Sun columnist Katie Hopkins would be great company for Donald in the Jungle. She rushed to give him support last week. Hardly surprising as in April she compared refugees fleeing from war to ‘cockroaches’, and wrote, “Rescue boats? I’d use gunships to stop illegal migrants. No, I don’t care. Show me pictures of coffins, show me bodies floating in water, play violins and show me skinny people looking sad. I still don’t care.” Katie got her wish; bless her.
This is the lady who once said, “Dementia sufferers should not be blocking beds. What is the point of life when you no longer know you are living it? Bang me over the head.” Yes please!
Recently crowned and uncrowned boxing champion Tyson Fury caused a furore when he lumped together paedophiles and homosexuals. Not content with being a homophobic, Batman also believes the best place for women is in the kitchen or on their backs. His words not mine! Too many bangs to the head perhaps.
These folk give Rants a bad name. There is nothing so scary as those who think they have the truth and are totally shut to any other outlook. There are people in lock-up wards rocking back and forward saying, “I’m right, I know I’m right.”
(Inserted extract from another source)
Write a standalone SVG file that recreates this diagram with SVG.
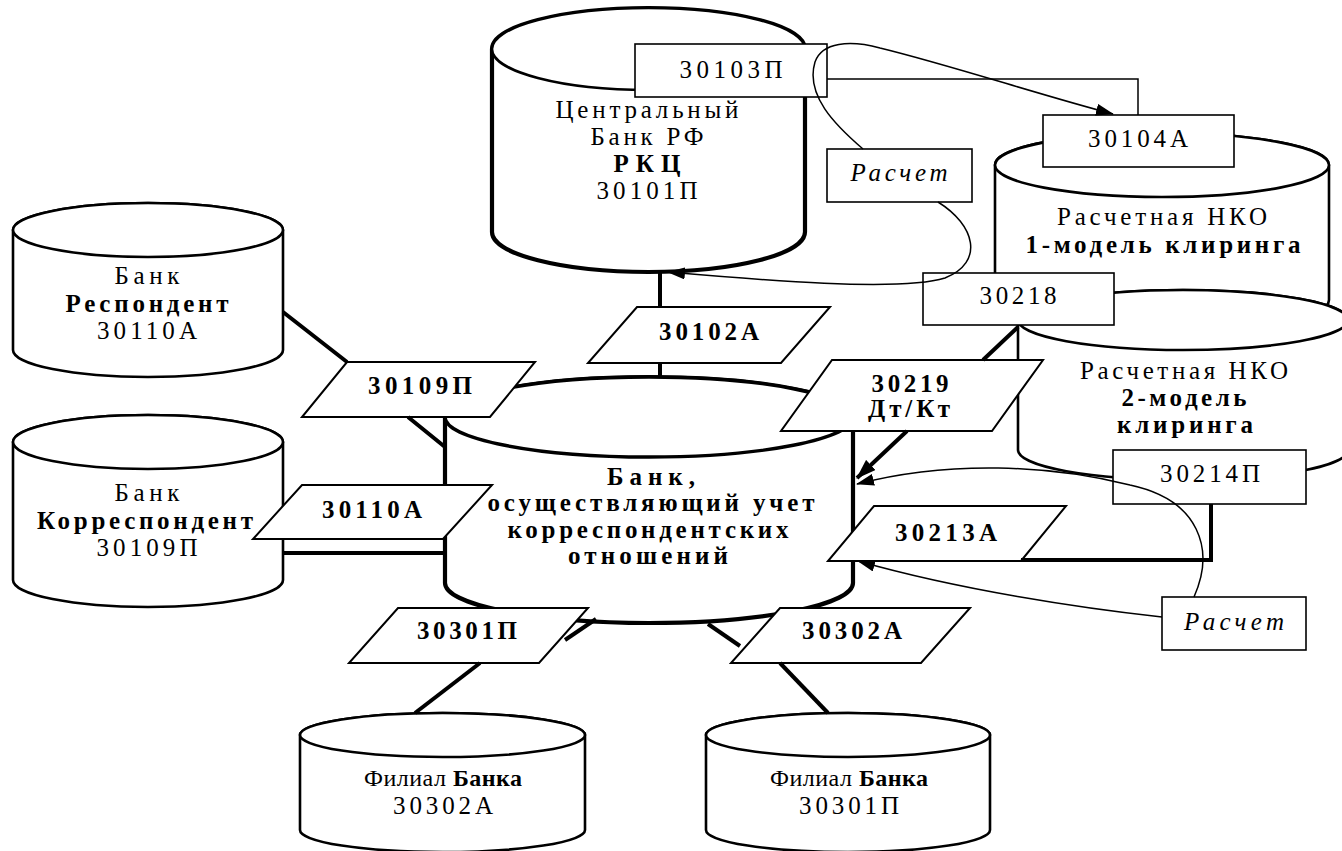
<svg xmlns="http://www.w3.org/2000/svg" width="1342" height="851" viewBox="0 0 1342 851">
<defs>
<style>
.cyl{fill:#fff;stroke:#000;stroke-width:2.6}
.cylT{fill:#fff;stroke:#000;stroke-width:4.2}
.box{fill:#fff;stroke:#000;stroke-width:1.6}
.par{fill:#fff;stroke:#000;stroke-width:2}
.t{font-family:"Liberation Serif","Times New Roman",serif;font-size:25px;fill:#000;text-anchor:middle}
.s{font-size:24px}
.b{font-weight:bold}
.i{font-style:italic}
.thick{fill:none;stroke:#000;stroke-width:4}
.thin{fill:none;stroke:#000;stroke-width:1.5}
</style>
<marker id="ah" markerUnits="userSpaceOnUse" markerWidth="18" markerHeight="12" refX="17" refY="6" orient="auto">
<path d="M0,0 L18,6 L0,12 Z" fill="#000"/>
</marker>
<marker id="ahB" markerUnits="userSpaceOnUse" markerWidth="20" markerHeight="14" refX="19" refY="7" orient="auto">
<path d="M0,0 L20,7 L0,14 Z" fill="#000"/>
</marker>
</defs>
<rect x="0" y="0" width="1342" height="851" fill="#fff"/>

<g id="n-cb">
<path class="cylT" d="M492,49 V232 A156.5 40 0 0 0 805,232 V49 A156.5 41 0 0 0 492,49 Z"/>
<ellipse cx="648.5" cy="49" rx="156.5" ry="41" fill="#fff" stroke="#000" stroke-width="2.6"/>
<text class="t" x="647" y="118" textLength="183" lengthAdjust="spacing">Центральный</text>
<text class="t" x="647" y="145" textLength="113" lengthAdjust="spacing">Банк РФ</text>
<text class="t b" x="647" y="172" textLength="67" lengthAdjust="spacing">РКЦ</text>
<text class="t" x="647" y="199" textLength="101" lengthAdjust="spacing">30101П</text>
</g>

<g id="n-resp">
<path class="cyl" d="M13,230 V350 A135 27 0 0 0 283,350 V230 A135 27 0 0 0 13,230 Z"/>
<ellipse class="cyl" cx="148" cy="230" rx="135" ry="27"/>
<text class="t" x="147" y="284" textLength="65" lengthAdjust="spacing">Банк</text>
<text class="t b" x="147" y="312" textLength="163" lengthAdjust="spacing">Респондент</text>
<text class="t" x="147" y="339" textLength="100" lengthAdjust="spacing">30110А</text>
</g>

<g id="n-corr">
<path class="cyl" d="M13,442 V580 A135 27 0 0 0 283,580 V442 A135 27 0 0 0 13,442 Z"/>
<ellipse class="cyl" cx="148" cy="442" rx="135" ry="27"/>
<text class="t" x="147" y="501" textLength="65" lengthAdjust="spacing">Банк</text>
<text class="t b" x="145" y="529" textLength="216" lengthAdjust="spacing">Корреспондент</text>
<text class="t" x="147" y="556" textLength="101" lengthAdjust="spacing">30109П</text>
</g>

<g id="n-central">
<path class="cylT" d="M445,417 V583 A204 40 0 0 0 853,583 V417 A204 40 0 0 0 445,417 Z"/>
<ellipse cx="649" cy="417" rx="204" ry="40" fill="#fff" stroke="#000" stroke-width="3.4"/>
<text class="t b" x="651" y="485" textLength="88" lengthAdjust="spacing">Банк,</text>
<text class="t b" x="651" y="511" textLength="327" lengthAdjust="spacing">осуществляющий учет</text>
<text class="t b" x="648" y="538" textLength="281" lengthAdjust="spacing">корреспондентских</text>
<text class="t b" x="648" y="564" textLength="160" lengthAdjust="spacing">отношений</text>
</g>

<g id="n-nko1">
<path class="cyl" d="M995,165 V300 A167 32 0 0 0 1329,300 V165 A167 32 0 0 0 995,165 Z"/>
<ellipse class="cyl" cx="1162" cy="165" rx="167" ry="32"/>
<text class="t" x="1162" y="225" textLength="210" lengthAdjust="spacing">Расчетная НКО</text>
<text class="t b" x="1163" y="253" textLength="275" lengthAdjust="spacing">1-модель клиринга</text>
</g>

<g id="n-nko2">
<path class="cyl" d="M1018,320 V450 A165 30 0 0 0 1348,450 V320 A165 30 0 0 0 1018,320 Z"/>
<ellipse class="cyl" cx="1183" cy="320" rx="165" ry="30"/>
<text class="t" x="1184" y="379" textLength="208" lengthAdjust="spacing">Расчетная НКО</text>
<text class="t b" x="1184" y="406" textLength="125" lengthAdjust="spacing">2-модель</text>
<text class="t b" x="1185" y="433" textLength="136" lengthAdjust="spacing">клиринга</text>
</g>

<g id="n-fil1">
<path class="cyl" d="M300,735 V830 A142.5 22 0 0 0 585,830 V735 A142.5 22 0 0 0 300,735 Z"/>
<ellipse class="cyl" cx="442.5" cy="735" rx="142.5" ry="22"/>
<text class="t s" x="443" y="786" textLength="158" lengthAdjust="spacing">Филиал <tspan class="b">Банка</tspan></text>
<text class="t" x="443" y="814" textLength="100" lengthAdjust="spacing">30302А</text>
</g>

<g id="n-fil2">
<path class="cyl" d="M706,735 V830 A142 22 0 0 0 990,830 V735 A142 22 0 0 0 706,735 Z"/>
<ellipse class="cyl" cx="848" cy="735" rx="142" ry="22"/>
<text class="t s" x="849" y="786" textLength="158" lengthAdjust="spacing">Филиал <tspan class="b">Банка</tspan></text>
<text class="t" x="849" y="814" textLength="100" lengthAdjust="spacing">30301П</text>
</g>

<g id="b-30103">
<rect class="box" x="635" y="44" width="192" height="53"/>
<text class="t" x="731" y="78" textLength="103" lengthAdjust="spacing">30103П</text>
</g>
<g id="b-raschet1">
<rect class="box" x="827" y="149" width="145" height="53"/>
<text class="t i" x="899" y="181" textLength="97" lengthAdjust="spacing">Расчет</text>
</g>
<g id="b-30104">
<rect class="box" x="1043" y="115" width="191" height="52"/>
<text class="t" x="1138" y="147" textLength="100" lengthAdjust="spacing">30104А</text>
</g>
<g id="b-30218">
<rect class="box" x="923" y="273" width="191" height="52"/>
<text class="t" x="1018" y="304" textLength="77" lengthAdjust="spacing">30218</text>
</g>
<g id="b-30214">
<rect class="box" x="1113" y="450" width="193" height="54"/>
<text class="t" x="1210" y="482" textLength="100" lengthAdjust="spacing">30214П</text>
</g>
<g id="b-raschet2">
<rect class="box" x="1162" y="597" width="144" height="53"/>
<text class="t i" x="1234" y="630" textLength="100" lengthAdjust="spacing">Расчет</text>
</g>

<g id="p-30102">
<polygon class="par" points="637,307 830,307 781,363 588,363"/>
<text class="t b" x="709" y="340" textLength="100" lengthAdjust="spacing">30102А</text>
</g>
<g id="p-30109">
<polygon class="par" points="347,362 535,362 490,417 302,417"/>
<text class="t b" x="420" y="394" textLength="104" lengthAdjust="spacing">30109П</text>
</g>
<g id="p-30110">
<polygon class="par" points="302,485 492,485 443,539 253,539"/>
<text class="t b" x="372" y="518" textLength="100" lengthAdjust="spacing">30110А</text>
</g>
<g id="p-30219">
<polygon class="par" points="832,360 1043,360 992,431 781,431"/>
<text class="t b" x="910" y="392" textLength="77" lengthAdjust="spacing">30219</text>
<text class="t b" x="909" y="417" textLength="82" lengthAdjust="spacing">Дт/Кт</text>
</g>
<g id="p-30213">
<polygon class="par" points="874,506 1066,506 1021,561 828,561"/>
<text class="t b" x="946" y="541" textLength="102" lengthAdjust="spacing">30213А</text>
</g>
<g id="p-30301">
<polygon class="par" points="398,608 588,608 539,663 349,663"/>
<text class="t b" x="467" y="639" textLength="100" lengthAdjust="spacing">30301П</text>
</g>
<g id="p-30302">
<polygon class="par" points="780,608 970,608 921,663 731,663"/>
<text class="t b" x="852" y="639" textLength="100" lengthAdjust="spacing">30302А</text>
</g>

<g id="connectors">
<path class="thick" d="M660,272 V307 M660,363 V377"/>
<path class="thick" d="M283,312 L347,362 M408,417 L445,447"/>
<path class="thick" d="M283,553 H445"/>
<path class="thick" d="M1211,504 V560 H1021"/>
<path class="thick" d="M1018,327 L983,360"/>
<path class="thick" d="M907,431 L857,478" marker-end="url(#ahB)"/>
<path class="thick" d="M596,619 L565,640"/>
<path class="thick" d="M480,663 L415,713"/>
<path class="thick" d="M708,624 L740,646"/>
<path class="thick" d="M780,663 L828,713"/>
<path class="thin" d="M827,79 H1138 V115"/>
<path class="thin" d="M863,149 C835,125 805,95 815,62 C822,42 850,40 880,48 C950,65 1040,95 1113,114" marker-end="url(#ah)"/>
<path class="thin" d="M938,202 C975,225 985,262 945,278 C900,292 760,280 668,272" marker-end="url(#ah)"/>
<path class="thin" d="M1194,597 C1215,550 1200,500 1130,485 C1050,465 950,460 857,484" marker-end="url(#ah)"/>
<path class="thin" d="M1162,617 C1080,608 960,590 858,561" marker-end="url(#ah)"/>
</g>
</svg>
“From the place where we are right, flowers will never grow in the spring; the place where we are right is hard and trampled like a yard,” penned Israeli poet Yehuda Amichai.
Pastor McConnell has his truth too but we’ll see how that court case develops. For telling his flock the Islamic faith is “satanic” and a “doctrine spawned in hell” he got a date with the Magistrate. Meanwhile it’s the jungle for the Whitewell Metropolitan Tabernacle preacher.
Last week he found a strange bedfellow in Fr Patrick McCaffrey who offered his support. Ah what the heck, let’s put Fr Patrick in the jungle so the Pastor can share with him his views on the Catholic Church. We’ll call it the ‘Rumble in the Jungle.’
Feeling left out last week perhaps, Senator David Norris grabbed his own little bit of controversy when telling Today FM that those on social welfare shouldn’t be allowed to purchase alcohol. Oh dear, Ireland is still rearing them.
What wonderful entertainment it would be to watch that gang being eaten by bugs, covered in rats and having rhino dung poured over their heads while Ant and Dec giggle like little schoolgirls… and when the series is over, leave them all in the jungle!